__GOAL OF THE EXERCISE__
Write out the entries below exactly, starting at the first line and stopping after the line that contains "d3.scaleLinear().domain([-5.5, 115.5]).range([225.85, 20.15]);"; skip all pictures.

[Stored entries]

--- Begin ---

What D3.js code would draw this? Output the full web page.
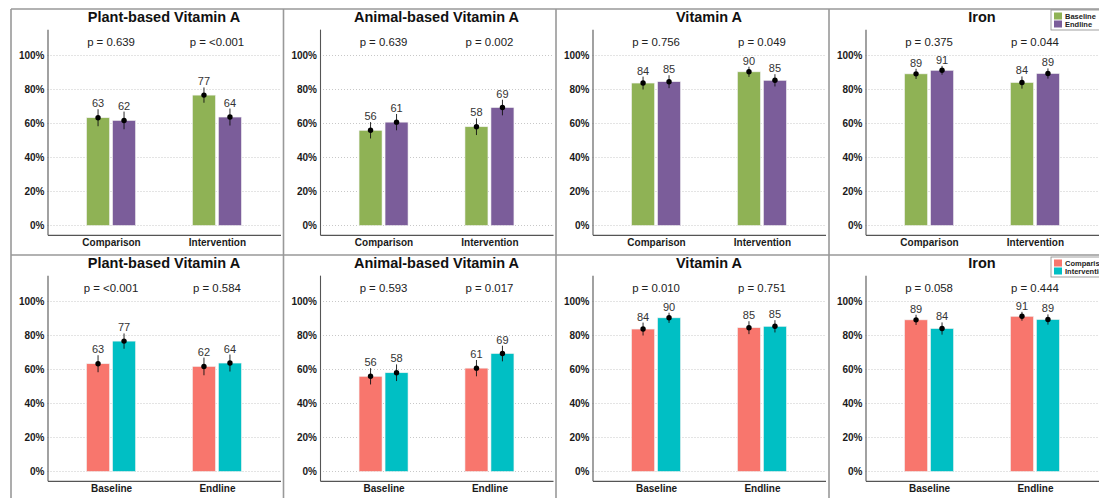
<!DOCTYPE html>
<meta charset="utf-8">
<style>
  body { margin: 0; background: #fff; }
  svg { display: block; font-family: "Liberation Sans", Arial, sans-serif; }
  .grid line { stroke: #c8c8c8; stroke-dasharray: 1,2; }
  .axis path { stroke: #555; stroke-width: 1.1px; }
  .axis text { font-weight: bold; fill: #1a1a1a; }
</style>
<svg width="1099" height="498"></svg>
<script src="https://d3js.org/d3.v7.min.js"></script>
<script>

  var nutrients = ["Plant-based Vitamin A", "Animal-based Vitamin A", "Vitamin A", "Iron"];
  var groups = ["Comparison", "Intervention"];
  var rounds = ["Baseline", "Endline"];

  // % adequate, one entry per nutrient
  var compBase = [63.4, 56.0, 83.8, 89.2];
  var compEnd = [61.8, 60.8, 84.6, 91.3];
  var intvBase = [76.7, 58.1, 90.4, 84.1];
  var intvEnd = [63.8, 69.4, 85.4, 89.4];

  // half width of the confidence interval
  var compBaseCI = [5.0, 4.8, 3.8, 3.0];
  var compEndCI = [5.2, 4.8, 3.8, 2.6];
  var intvBaseCI = [4.5, 4.9, 3.0, 3.6];
  var intvEndCI = [5.0, 4.6, 3.6, 3.0];

  // top row: baseline vs endline within group
  var pComp = ["0.639", "0.639", "0.756", "0.375"];
  var pIntv = ["<0.001", "0.002", "0.049", "0.044"];
  // bottom row: comparison vs intervention at each round
  var pBase = ["<0.001", "0.593", "0.010", "0.058"];
  var pEnd = ["0.584", "0.017", "0.751", "0.444"];

  var yTicks = [0, 20, 40, 60, 80, 100];

  var roundColors = ["#8fb255", "#7b5d9a"];
  var groupColors = ["#f8766d", "#00bfc4"];

  var svg = d3.select("svg");

  var panelX = [11, 283.5, 556, 829],
    rowY = [9, 255],
    axisOff = 36.5,
    plotW = 233;

  var values = [[compBase, compEnd], [intvBase, intvEnd]];   // [group][round]
  var cis = [[compBaseCI, compEndCI], [intvBaseCI, intvEndCI]];

  var y = d3.scaleLinear().domain([-5.5, 115.5]).range([225.85, 20.15]);

  // panel borders
  var borders = svg.append("g").attr("stroke", "#999").attr("stroke-width", 1.6);
  panelX.forEach(function (x) {
    borders.append("line").attr("x1", x).attr("x2", x).attr("y1", rowY[0]).attr("y2", 498);
  });
  rowY.forEach(function (ry) {
    borders.append("line").attr("x1", panelX[0]).attr("x2", 1099).attr("y1", ry).attr("y2", ry);
  });

  [0, 1].forEach(function (row) {
    nutrients.forEach(function (name, n) {
      var cats = row === 0 ? groups : rounds,
        series = row === 0 ? rounds : groups,
        colors = row === 0 ? roundColors : groupColors,
        pvals = row === 0 ? [pComp[n], pIntv[n]] : [pBase[n], pEnd[n]];

      var ax = panelX[n] + axisOff;
      var g = svg.append("g").attr("transform", "translate(0," + rowY[row] + ")");

      var x = d3.scalePoint().domain(cats).range([ax, ax + plotW]).padding(0.6);
      var xs = d3.scaleBand().domain(series).range([-24.5, 24.5]).paddingInner(0.115);

      var rows = [];
      cats.forEach(function (c, ci) {
        series.forEach(function (s, si) {
          var gi = row === 0 ? ci : si, ri = row === 0 ? si : ci;
          rows.push({ cat: c, ser: s, si: si, v: values[gi][ri][n], e: cis[gi][ri][n] });
        });
      });

      g.append("g").attr("class", "grid")
        .selectAll("line").data(yTicks).enter().append("line")
        .attr("x1", ax).attr("x2", ax + plotW)
        .attr("y1", function (d) { return y(d); })
        .attr("y2", function (d) { return y(d); });

      g.append("g").attr("class", "axis")
        .attr("transform", "translate(" + ax + ",0)")
        .call(d3.axisLeft(y).tickValues(yTicks).tickSize(0).tickPadding(3)
          .tickFormat(function (d) { return d + "%"; }))
        .selectAll("text").style("font-size", "10px");

      g.append("g").attr("class", "axis")
        .attr("transform", "translate(0," + y(-5.5) + ")")
        .call(d3.axisBottom(x).tickSize(0).tickPadding(4))
        .selectAll("text").style("font-size", "10px");

      g.append("text")
        .attr("x", ax + plotW / 2).attr("y", 13)
        .attr("text-anchor", "middle")
        .style("font-size", "14.5px").style("font-weight", "bold").style("fill", "#111")
        .text(name);

      g.selectAll(".pval").data(cats).enter().append("text")
        .attr("x", function (d) { return x(d); }).attr("y", 37)
        .attr("text-anchor", "middle")
        .style("font-size", "11.4px").style("fill", "#222")
        .text(function (d, i) { return "p = " + pvals[i]; });

      g.selectAll(".bar").data(rows).enter().append("rect")
        .attr("x", function (d) { return x(d.cat) + xs(d.ser); })
        .attr("width", xs.bandwidth())
        .attr("y", function (d) { return y(d.v); })
        .attr("height", function (d) { return y(0) - y(d.v); })
        .attr("fill", function (d) { return colors[d.si]; })
        .attr("stroke", "#f2f2f2").attr("stroke-width", 0.6);

      var cx = function (d) { return x(d.cat) + xs(d.ser) + xs.bandwidth() / 2; };

      g.selectAll(".err").data(rows).enter().append("line")
        .attr("x1", cx).attr("x2", cx)
        .attr("y1", function (d) { return y(d.v - d.e); })
        .attr("y2", function (d) { return y(d.v + d.e); })
        .attr("stroke", "#111").attr("stroke-width", 0.9);

      g.selectAll(".pt").data(rows).enter().append("circle")
        .attr("cx", cx).attr("cy", function (d) { return y(d.v); })
        .attr("r", 2.7).attr("fill", "#000");

      g.selectAll(".lab").data(rows).enter().append("text")
        .attr("x", cx).attr("y", function (d) { return y(d.v + d.e) - 2; })
        .attr("text-anchor", "middle")
        .style("font-size", "11px").style("fill", "#333")
        .text(function (d) { return Math.round(d.v); });
    });
  });

  // legends, top right of the Iron panels (cut by the right edge as in the source)
  [0, 1].forEach(function (row) {
    var labels = row === 0 ? rounds : groups,
      colors = row === 0 ? roundColors : groupColors,
      top = row === 0 ? 10 : 257;
    var lg = svg.append("g").attr("transform", "translate(1051," + top + ")");
    lg.append("rect").attr("width", 60).attr("height", 20)
      .attr("fill", "#fff").attr("stroke", "#888").attr("stroke-width", 0.8);
    lg.selectAll("rect.key").data(labels).enter().append("rect")
      .attr("class", "key")
      .attr("x", 3).attr("y", function (d, i) { return 2.5 + i * 8; })
      .attr("width", 8).attr("height", 7)
      .attr("fill", function (d, i) { return colors[i]; });
    lg.selectAll("text").data(labels).enter().append("text")
      .attr("x", 14).attr("y", function (d, i) { return 8.8 + i * 8; })
      .style("font-size", "7.5px").style("font-weight", "bold").style("fill", "#222")
      .text(function (d) { return d; });
  });

</script>
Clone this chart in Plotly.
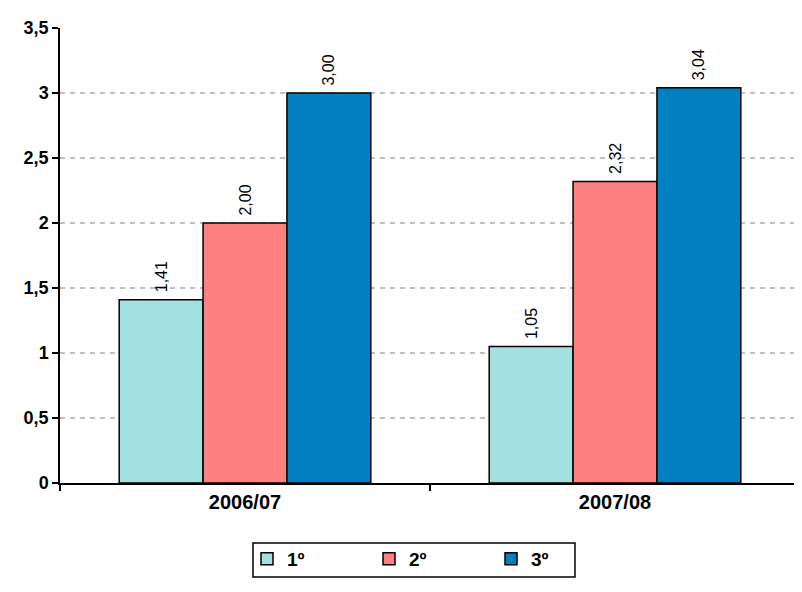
import plotly.graph_objects as go

categories = ["2006/07", "2007/08"]
series_names = ["1º", "2º", "3º"]
values_1 = [1.41, 1.05]
values_2 = [2.00, 2.32]
values_3 = [3.00, 3.04]
colors = ["#A3E0E0", "#FF8080", "#0080C0"]
y_ticks = [0, 0.5, 1, 1.5, 2, 2.5, 3, 3.5]
y_ticklabels = ["0", "0,5", "1", "1,5", "2", "2,5", "3", "3,5"]

font_family = "Liberation Sans, Arial, sans-serif"

W, H = 794, 584
L, R, T, B = 52, 2, 20, 109
pw, ph = W - L - R, H - T - B


def px_x(x):
    return (x - L) / pw


def px_y(y):
    return (H - B - y) / ph


fig = go.Figure()
for name, vals, col in zip(series_names, [values_1, values_2, values_3], colors):
    fig.add_trace(go.Bar(
        x=categories, y=vals, name=name,
        marker=dict(color=col, line=dict(color="black", width=1.5)),
        texttemplate="\u00a0%{y:.2f}", textposition="outside", textangle=-90,
        textfont=dict(family=font_family, size=16, color="black"),
        cliponaxis=False,
    ))

fig.add_shape(type="rect", xref="paper", yref="paper",
              x0=px_x(245), x1=px_x(567), y0=px_y(569), y1=px_y(535),
              line=dict(color="black", width=1.5), fillcolor="rgba(0,0,0,0)")

fig.update_layout(
    width=W, height=H,
    margin=dict(l=L, r=R, t=T, b=B),
    paper_bgcolor="white", plot_bgcolor="white",
    separators=",.",
    barmode="group", bargap=0.32, bargroupgap=0,
    font=dict(family=font_family, size=16, color="black"),
    showlegend=True,
    legend=dict(
        orientation="h", x=px_x(239), xanchor="left", y=px_y(532), yanchor="top",
        borderwidth=0, bgcolor="rgba(0,0,0,0)",
        font=dict(family=font_family, size=19, color="black", weight="bold"),
        entrywidth=77, entrywidthmode="pixels",
    ),
    xaxis=dict(
        showline=True, linecolor="black", linewidth=1.5, automargin=False,
        ticks="outside", tickson="boundaries", ticklen=6, tickcolor="black", tickwidth=1.5,
        tickfont=dict(family=font_family, size=20, color="black", weight="bold"),
        showgrid=False,
    ),
    yaxis=dict(
        range=[0, 3.5], tickvals=y_ticks, ticktext=y_ticklabels, automargin=False,
        showline=True, linecolor="black", linewidth=1.5,
        ticks="outside", ticklen=6, tickcolor="black", tickwidth=1.5,
        tickfont=dict(family=font_family, size=18, color="black", weight="bold"),
        showgrid=True, gridcolor="#C0C0C0", griddash="5px,5px", gridwidth=1.5,
        zeroline=False,
    ),
)

fig.write_html("out.html")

--- End ---

__FULL SOLUTION__
What D3.js code would draw this? Output the full web page.
<!DOCTYPE html>
<meta charset="utf-8">
<style>
  body { margin: 0; background: #fff; }
  svg { display: block; font-family: "Liberation Sans", Arial, sans-serif; }
  .grid line { stroke: #c8c8c8; stroke-dasharray: 1,2; }
  .axis path { stroke: #555; stroke-width: 1.1px; }
  .axis text { font-weight: bold; fill: #1a1a1a; }
</style>
<svg width="1099" height="498"></svg>
<script src="https://d3js.org/d3.v7.min.js"></script>
<script>

  var nutrients = ["Plant-based Vitamin A", "Animal-based Vitamin A", "Vitamin A", "Iron"];
  var groups = ["Comparison", "Intervention"];
  var rounds = ["Baseline", "Endline"];

  // % adequate, one entry per nutrient
  var compBase = [63.4, 56.0, 83.8, 89.2];
  var compEnd = [61.8, 60.8, 84.6, 91.3];
  var intvBase = [76.7, 58.1, 90.4, 84.1];
  var intvEnd = [63.8, 69.4, 85.4, 89.4];

  // half width of the confidence interval
  var compBaseCI = [5.0, 4.8, 3.8, 3.0];
  var compEndCI = [5.2, 4.8, 3.8, 2.6];
  var intvBaseCI = [4.5, 4.9, 3.0, 3.6];
  var intvEndCI = [5.0, 4.6, 3.6, 3.0];

  // top row: baseline vs endline within group
  var pComp = ["0.639", "0.639", "0.756", "0.375"];
  var pIntv = ["<0.001", "0.002", "0.049", "0.044"];
  // bottom row: comparison vs intervention at each round
  var pBase = ["<0.001", "0.593", "0.010", "0.058"];
  var pEnd = ["0.584", "0.017", "0.751", "0.444"];

  var yTicks = [0, 20, 40, 60, 80, 100];

  var roundColors = ["#8fb255", "#7b5d9a"];
  var groupColors = ["#f8766d", "#00bfc4"];

  var svg = d3.select("svg");

  var panelX = [11, 283.5, 556, 829],
    rowY = [9, 255],
    axisOff = 36.5,
    plotW = 233;

  var values = [[compBase, compEnd], [intvBase, intvEnd]];   // [group][round]
  var cis = [[compBaseCI, compEndCI], [intvBaseCI, intvEndCI]];

  var y = d3.scaleLinear().domain([-5.5, 115.5]).range([225.85, 20.15]);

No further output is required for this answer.